Volunteering or vacationing? Anna Vincent and Rosie Seabrook

Rubina, Rosie and Anna are volunteering with Safari English Club.  Rosie and Anna are from Ipswich and are on a gap year between school and university…this report is their thoughts now they’ve been in Zanzibar for just over a month… (more from Rubina next time!)

It’s very different volunteering somewhere as opposed to just coming for a holiday. You learn so much more about the everyday lives of the people, such as how their religion, education system and even relationships work. And it’s been really special to develop closer bonds with some of the local people which you’d never do on a holiday.


The children are all very sweet; having started off a little shy they are now very confident around us - the girls are particularly fascinated with us and love stroking our hair!
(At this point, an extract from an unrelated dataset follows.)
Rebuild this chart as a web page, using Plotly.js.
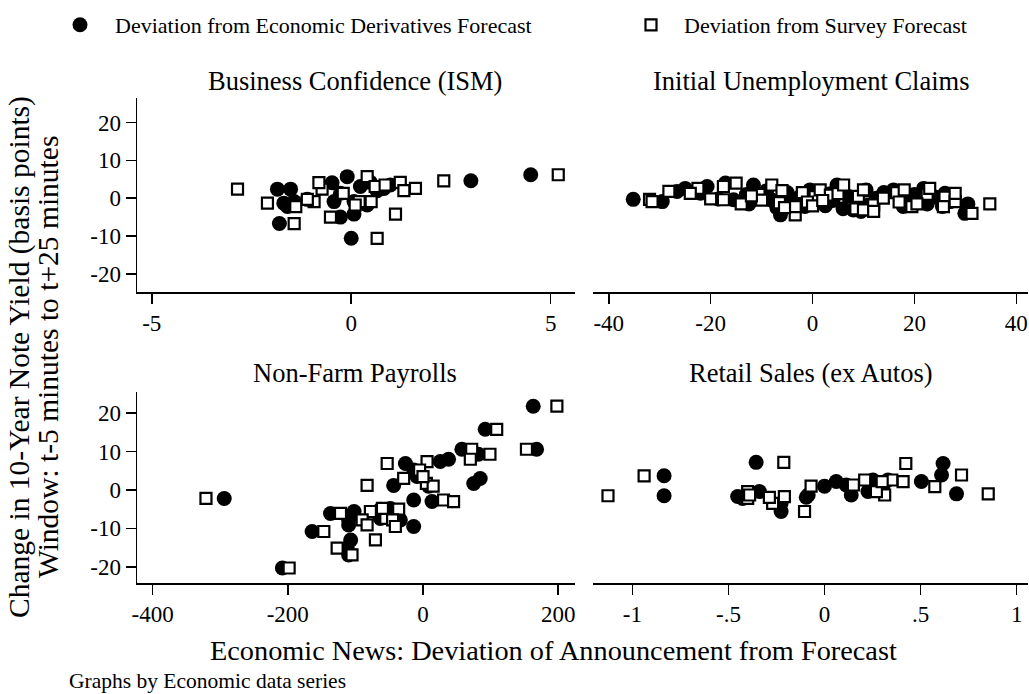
<!DOCTYPE html>
<html><head><meta charset="utf-8">
<script src="https://cdn.plot.ly/plotly-3.0.1.min.js"></script>
<style>html,body{margin:0;padding:0;background:#fff}</style>
</head><body><div id="chart" style="width:1029px;height:694px"></div>
<script>
// ---------- Data (yield change in bp, deviation vs. derivatives forecast, deviation vs. survey forecast)
const seriesNames = ["Deviation from Economic Derivatives Forecast", "Deviation from Survey Forecast"];
const panelTitles = ["Business Confidence (ISM)", "Initial Unemployment Claims", "Non-Farm Payrolls", "Retail Sales (ex Autos)"];

// Business Confidence (ISM)
const ismY      = [6.2, 4.6, -10.6, -6.7, 2.4, 2.4, 5.7, 4.1, -0.9, -5.0, -4.2, -1.3, -2.2, -0.9, -0.3, -0.9, 3.1, -1.8, 4.2, 2.0, 2.6, 3.5, 1.3];
const ismDeriv  = [4.5, 3.0, 0.0, -1.8, -1.85, -1.52, -0.1, -0.48, -0.43, -0.27, 0.07, -1.69, -1.6, -1.43, -1.1, 0.07, 0.23, 0.4, 0.48, 0.65, 0.82, 0.98, -0.27];
const ismSurvey = [5.19, 2.32, 0.65, -1.43, -2.85, -0.73, 0.4, -0.81, 0.2, -0.52, 1.11, -2.1, -1.39, -0.93, -1.1, 0.5, 0.6, 0.1, 1.23, 1.32, 1.61, 0.85, -0.2];

// Initial Unemployment Claims
const iucY      = [-0.3, -0.9, 1.8, 2.6, 1.3, 3.1, 4.0, -0.4, 3.5, 1.0, -1.5, 2.0, -0.5, -4.4, 1.5, -1.2, 0.4, -2.2, 2.2, -1.0, 0.8, -2.0, 1.2, 3.5, -0.6, -2.8, -3.1, 0.5, 2.2, -1.8, -3.5, 0.0, 1.5, 2.2, -2.2, -1.0, 1.0, 2.6, -1.5, 0.3, -2.2, -0.9, 1.3, -4.0, -1.5, -0.2, 0.6, -2.5];
const iucDeriv  = [-35.2, -29.5, -26.6, -25.0, -22.0, -20.7, -17.1, -15.5, -11.6, -13.0, -12.5, -9.0, -8.0, -6.3, -5.0, -4.0, -2.5, -1.5, -0.5, 0.5, 1.5, 2.5, 3.5, 4.8, 4.0, 6.0, 8.0, 7.0, 10.5, 11.0, 9.5, 12.5, 14.0, 15.9, 17.8, 19.0, 20.0, 21.8, 22.5, 24.0, 25.5, 27.0, 26.0, 29.9, 30.5, -18.5, -10.0, -7.0];
const iucSurvey = [-32.0, -31.5, -28.2, -22.5, -24.0, -17.5, -15.0, -17.5, -8.0, -10.5, -14.0, -6.0, -10.0, -3.4, -2.0, -6.5, 0.5, -3.4, 1.5, -1.0, 3.5, 0.0, 5.0, 6.1, 2.0, 8.5, 10.0, 9.0, 10.0, 12.0, 12.0, 13.9, 16.5, 18.0, 19.5, 17.0, 22.5, 23.0, 20.5, 26.0, 25.7, 28.0, 28.0, 31.3, 34.8, -20.0, -12.0, -5.5];

// Non-Farm Payrolls
const nfpY      = [21.8, 15.8, 10.6, 10.6, 9.3, 8.0, 7.4, 6.9, 5.2, 3.0, 1.7, 1.2, 1.0, 3.5, -2.6, -3.0, -2.2, -6.1, -5.6, -7.8, -9.1, -5.0, -7.4, -4.8, -7.8, -9.5, -10.8, -13.0, -15.1, -16.9, -20.3];
const nfpDeriv  = [163, 92, 168, 57.5, 82, 37.8, 25.5, -26, -13.8, 84.6, 75, -43.4, 8.3, -8.9, -13.8, 13.3, -294, -136.8, -102, -110, -110, -63, -63, -48.3, -33.5, -13.8, -164, -107, -112, -110, -208];
const nfpSurvey = [198, 109, 153, 72, 99, 70, 6, -53, -5, -28.6, 5, -82.7, 15, 0, 30.4, 45.2, -321, -122, -77.8, -90, -82.7, -36, -55, -60, -45, -40.9, -146.7, -70.4, -127, -105, -198];

// Retail Sales (ex Autos)
const rsY      = [3.7, -1.5, 7.2, -1.7, -2.2, -0.4, -3.5, -5.6, -1.9, -1.3, 1.0, 2.2, 1.3, -1.3, -0.4, 2.6, 0.9, 2.6, 2.2, 6.9, 3.9, -1.0];
const rsDeriv  = [-0.835, -0.835, -0.356, -0.452, -0.426, -0.339, -0.226, -0.226, -0.095, -0.085, 0.0, 0.061, 0.113, 0.139, 0.226, 0.252, 0.304, 0.33, 0.504, 0.617, 0.609, 0.687];
const rsSurvey = [-0.939, -1.127, -0.212, -0.209, -0.4, -0.4, -0.27, -0.104, -0.287, -0.39, -0.07, 0.409, 0.15, 0.313, 0.27, 0.209, 0.574, 0.35, 0.3, 0.423, 0.713, 0.852];

// Tick values and labels
const yTicks = [-20, -10, 0, 10, 20];
const yTickText = ["-20", "-10", "0", "10", "20"];
const ismTicks = [-5, 0, 5];
const ismTickText = ["-5", "0", "5"];
const iucTicks = [-40, -20, 0, 20, 40];
const iucTickText = ["-40", "-20", "0", "20", "40"];
const nfpTicks = [-400, -200, 0, 200];
const nfpTickText = ["-400", "-200", "0", "200"];
const rsTicks = [-1, -0.5, 0, 0.5, 1];
const rsTickText = ["-1", "-.5", "0", ".5", "1"];

// ---------- Build
const FONT = "Liberation Serif, Times New Roman, serif";
const panels = [
  {y: ismY, d: ismDeriv, s: ismSurvey},
  {y: iucY, d: iucDeriv, s: iucSurvey},
  {y: nfpY, d: nfpDeriv, s: nfpSurvey},
  {y: rsY, d: rsDeriv, s: rsSurvey}
];
const traces = [];
panels.forEach((p, i) => {
  const ax = i === 0 ? "" : String(i + 1);
  traces.push({
    type: "scatter", mode: "markers", x: p.d, y: p.y, xaxis: "x" + ax, yaxis: "y" + ax,
    name: seriesNames[0], legend: "legend", legendgroup: "d", showlegend: i === 0,
    marker: {symbol: "circle", size: 15, color: "black", line: {width: 0}},
    hoverinfo: "skip"
  });
});
panels.forEach((p, i) => {
  const ax = i === 0 ? "" : String(i + 1);
  traces.push({
    type: "scatter", mode: "markers", x: p.s, y: p.y, xaxis: "x" + ax, yaxis: "y" + ax,
    name: seriesNames[1], legend: "legend2", legendgroup: "s", showlegend: i === 0,
    marker: {symbol: "square", size: 11, color: "white", line: {width: 2.2, color: "black"}},
    hoverinfo: "skip"
  });
});

const W = 1029, H = 694;
const px = v => v / W, py = v => 1 - v / H;
const baseX = {
  showline: true, linecolor: "black", linewidth: 1.5, ticks: "outside", ticklen: 10, tickwidth: 1.5,
  tickcolor: "black", showgrid: false, zeroline: false, tickfont: {family: FONT, size: 23, color: "black"},
  tickmode: "array", fixedrange: true
};
const baseYL = Object.assign({}, baseX, {tickvals: yTicks, ticktext: yTickText});
const baseYR = {showline: false, showticklabels: false, ticks: "", showgrid: false, zeroline: false, fixedrange: true};
const domL = [px(137), px(575)], domR = [px(593), px(1028)];
const domT = [py(292), py(98)], domB = [py(583), py(392)];
const legFont = {family: FONT, size: 22, color: "black"};

const ann = (text, x, y, size, extra) => Object.assign({
  text: text, x: px(x), y: py(y), xref: "paper", yref: "paper", showarrow: false,
  xanchor: "center", yanchor: "middle", font: {size: size}
}, extra || {});

const layout = {
  width: W, height: H, margin: {l: 0, r: 0, t: 0, b: 0},
  paper_bgcolor: "white", plot_bgcolor: "white",
  font: {family: FONT, color: "black"},
  showlegend: true,
  legend:  {orientation: "h", x: px(45), y: py(4), xanchor: "left", yanchor: "top", itemwidth: 60,
            font: legFont, bgcolor: "rgba(0,0,0,0)"},
  legend2: {orientation: "h", x: px(618), y: py(4), xanchor: "left", yanchor: "top", itemwidth: 56,
            font: legFont, bgcolor: "rgba(0,0,0,0)"},
  xaxis:  Object.assign({}, baseX, {domain: domL, anchor: "y",  range: [-5.37, 5.61], tickvals: ismTicks, ticktext: ismTickText}),
  yaxis:  Object.assign({}, baseYL, {domain: domT, anchor: "x",  range: [-24.8, 26.5]}),
  xaxis2: Object.assign({}, baseX, {domain: domR, anchor: "y2", range: [-43.1, 42.3], tickvals: iucTicks, ticktext: iucTickText}),
  yaxis2: Object.assign({}, baseYR, {domain: domT, anchor: "x2", range: [-24.8, 26.5]}),
  xaxis3: Object.assign({}, baseX, {domain: domL, anchor: "y3", range: [-423, 224.8], tickvals: nfpTicks, ticktext: nfpTickText}),
  yaxis3: Object.assign({}, baseYL, {domain: domB, anchor: "x3", range: [-24.2, 25.5]}),
  xaxis4: Object.assign({}, baseX, {domain: domR, anchor: "y4", range: [-1.205, 1.059], tickvals: rsTicks, ticktext: rsTickText}),
  yaxis4: Object.assign({}, baseYR, {domain: domB, anchor: "x4", range: [-24.2, 25.5]}),
  annotations: [
    ann(panelTitles[0], 355, 81, 26.5),
    ann(panelTitles[1], 811, 81, 26.5),
    ann(panelTitles[2], 355, 373, 26.5),
    ann(panelTitles[3], 811, 373, 26.5),
    ann("Economic News: Deviation of Announcement from Forecast", 553, 650, 28.3),
    ann("Change in 10-Year Note Yield (basis points)", 19, 357, 29.5, {textangle: -90}),
    ann("Window: t-5 minutes to t+25 minutes", 48, 357, 29.5, {textangle: -90}),
    ann("Graphs by Economic data series", 67, 681, 21.5, {xanchor: "left"})
  ]
};
Plotly.newPlot("chart", traces, layout, {displayModeBar: false, staticPlot: true});
</script></body></html>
They’ve been teaching us some Swahili, like the days of the week and questioning us with their phrase book! Their English ability can vary quite a bit, especially in Rubina's class, however this has meant some of her students to translate for her. The older students are also very keen to practice using their English, so come after lessons just to chat to us which is lovely. Whilst the children are often very excitable, behaviour in, and out, of class is generally very good. In class they are all eager to learn so will listen well and concentration usually manages to last for the full 90 minutes! They do sometimes like to go off topic to teach us Swahili, or to laugh at our attempts at Swahili. 

 In preparation for volunteering we did a TEFL course.  This has proved helpful, especially when the teachers wanted to learn phonetics, and when we were given past papers from another teacher who wanted help, again with phonetics. These papers were for exams he was taking to get into university to do English - and we both thought they were very hard! Learning about the tenses was also useful as I don't remember ever being properly taught this myself! However, other aspects were perhaps less useful as we are more limited on resources and, therefore, activities we can do with the children. Still, activities and materials suggested on the TEFL course act as a good base to adapt lesson plans from to suit our resources and the students' abilities.

The beach clean-up was a great experience to meet other people our age. It was also so good to see what learning English, and therefore getting into the better further education in Stone Town, enables people to do. Haroun went to Safari English Club and has now got funding from WCS (World Conservation society) to help him develop his Zanzibar Ocean Protection Foundation. Not only does he organise the beach clean-ups as fun days out for the group, taking a particular pride in the number of girls that attend. He’s also very concerned about making sure children get educated about the reasons for protecting the ocean and environment. One of his friends is in the process of setting up his own foundation looking at how to reuse and recycle some of the things they collect on the clean-ups. 

We’ve been very lucky in making friends here. One girl in particular, Namira, used to be a tour guide so has taken us on lots of tours and boat trips and introduced us to all the local food – Chipatis have become a daily favourite! This has been a great way to see things from a more local perspective, as she’s introduced us to many of her family and friends. Again highlighting the difference between our experience, living and volunteering here, and a holiday.

Overall, we’ve thoroughly enjoyed our time here and are incredibly grateful to everybody at Safari English Club and Zanzibar Learning 4 Life for enabling us to have such memorable experiences. Good luck in the future, we can't wait to hear how everyone is getting on!